Joseph R. Cavallaro (S’78, M’82, SM’05, F’15) received the B.S. degree from the University of Pennsylvania, Philadelphia, Pa, in 1981, the M.S. degree from Princeton University, Princeton, NJ, in 1982, and the Ph.D. degree from Cornell University, Ithaca, NY, in 1988, all in electrical engineering. From 1981 to 1983, he was with AT&T Bell Laboratories, Holmdel, NJ. In 1988, he joined the faculty of Rice University, Houston, TX, where he is currently a Professor of electrical and computer engineering. His research interests include computer arithmetic, DSP, GPU, FPGA, and VLSI architectures for applications in wireless communications. During the 1996–1997 academic year, he served at the National Science Foundation as Director of the Prototyping Tools and Methodology Program. He was a Nokia Foundation Fellow and a Visiting Professor at the University of Oulu, Finland in 2005 and continues his affiliation there as an Adjunct Professor. He is currently the Director of the Center for Multimedia Communication at Rice University. He is a Fellow of the IEEE and a Member of the IEEE SPS TC on Design and Implementation of Signal Processing Systems and the Chair-Elect of the IEEE CAS TC on Circuits and Systems for Communications. He is currently an Associate Editor of the IEEE Transactions on Signal Processing, the IEEE Signal Processing Letters, and the Journal of Signal Processing Systems. He was Co-chair of the 2004 Signal Processing for Communications Symposium at the IEEE Global Communications Conference and General/Program Co-chair of the 2003, 2004, and 2011 IEEE International Conference on Application-Specific Systems, Architectures and Processors (ASAP), General/Program Co-chair for the 2012, 2014 ACM/IEEE GLSVLSI, Finance Chair for the 2013 IEEE GlobalSIP conference, and TPC Co-Chair of the 2016 IEEE SiPS workshop. He was a member of the IEEE CAS Society Board of Governors during 2014.
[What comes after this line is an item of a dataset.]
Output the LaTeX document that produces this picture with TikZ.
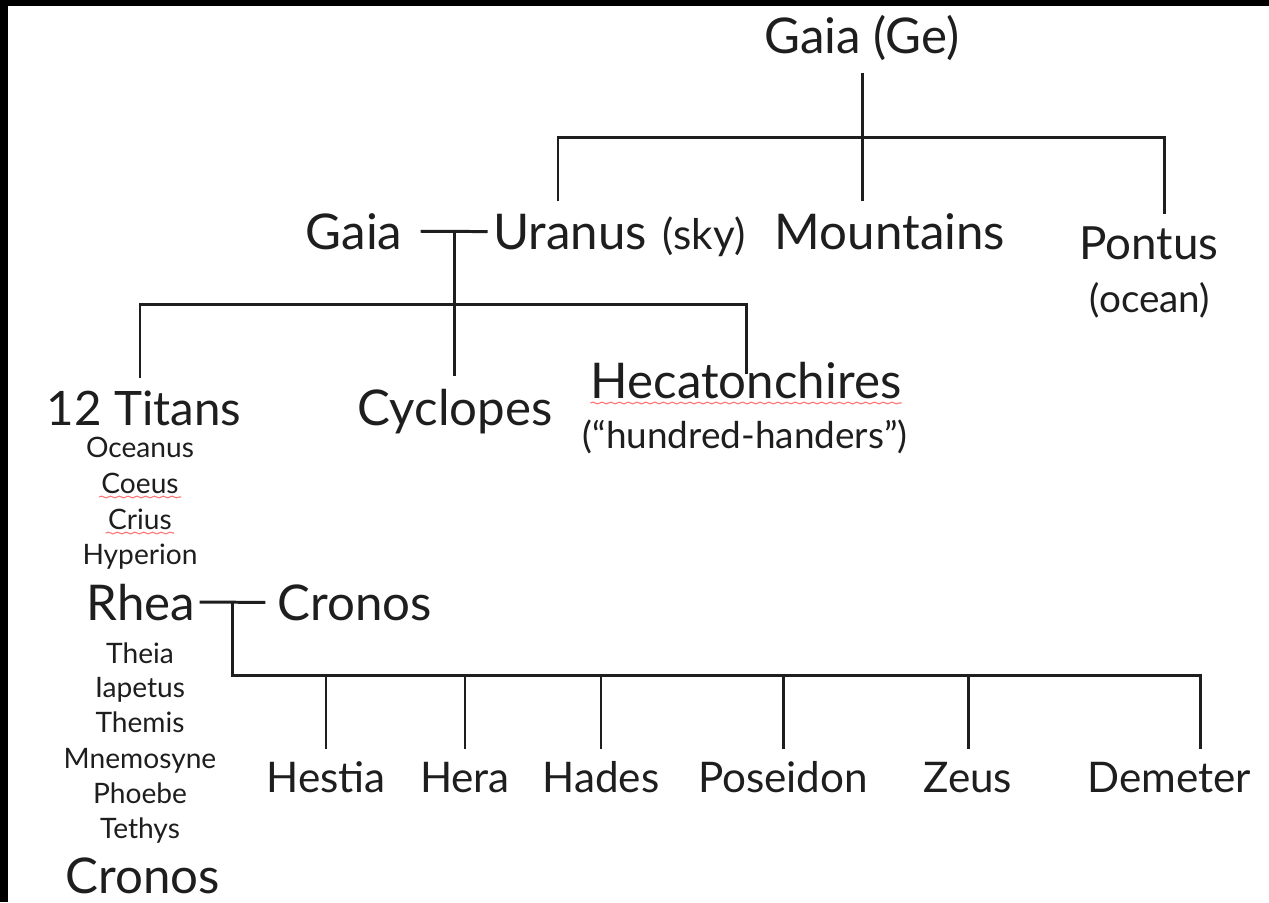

Christoph Studer (S’06, M’10, SM’14) received his Ph.D. degree in Information Technology and Electrical Engineering from ETH Zurich in 2009. In 2005, he was a Visiting Researcher with the Smart Antennas Research Group at Stanford University. From 2006 to 2009, he was a Research Assistant in both the Integrated Systems Laboratory and the Communication Technology Laboratory (CTL) at ETH Zurich. From 2009 to 2012, Dr. Studer was a Postdoctoral Researcher at CTL, ETH Zurich, and the Digital Signal Processing Group at Rice University. In 2013, he has held the position of Research Scientist at Rice University. Since 2014, Dr. Studer is an Assistant Professor at Cornell University and an Adjunct Assistant Professor at Rice University. Dr. Studer’s research interests include the design of very large-scale integration (VLSI) circuits, as well as wireless communications, signal and image processing, and convex optimization.

Dr. Studer received ETH Medals for his M.S. and Ph.D. theses, and he was the winner of the Student Paper Contest of the 2007 Asilomar Conf. on Signals, Systems, and Computers, received a Best Student Paper Award of the 2008 IEEE Int. Symp. on Circuits and Systems (ISCAS), and shared the best Live Demonstration Award at the IEEE ISCAS in 2013. In addition, Dr. Studer shared the Swisscom/ICTnet Innovations Award in both 2010 and 2013.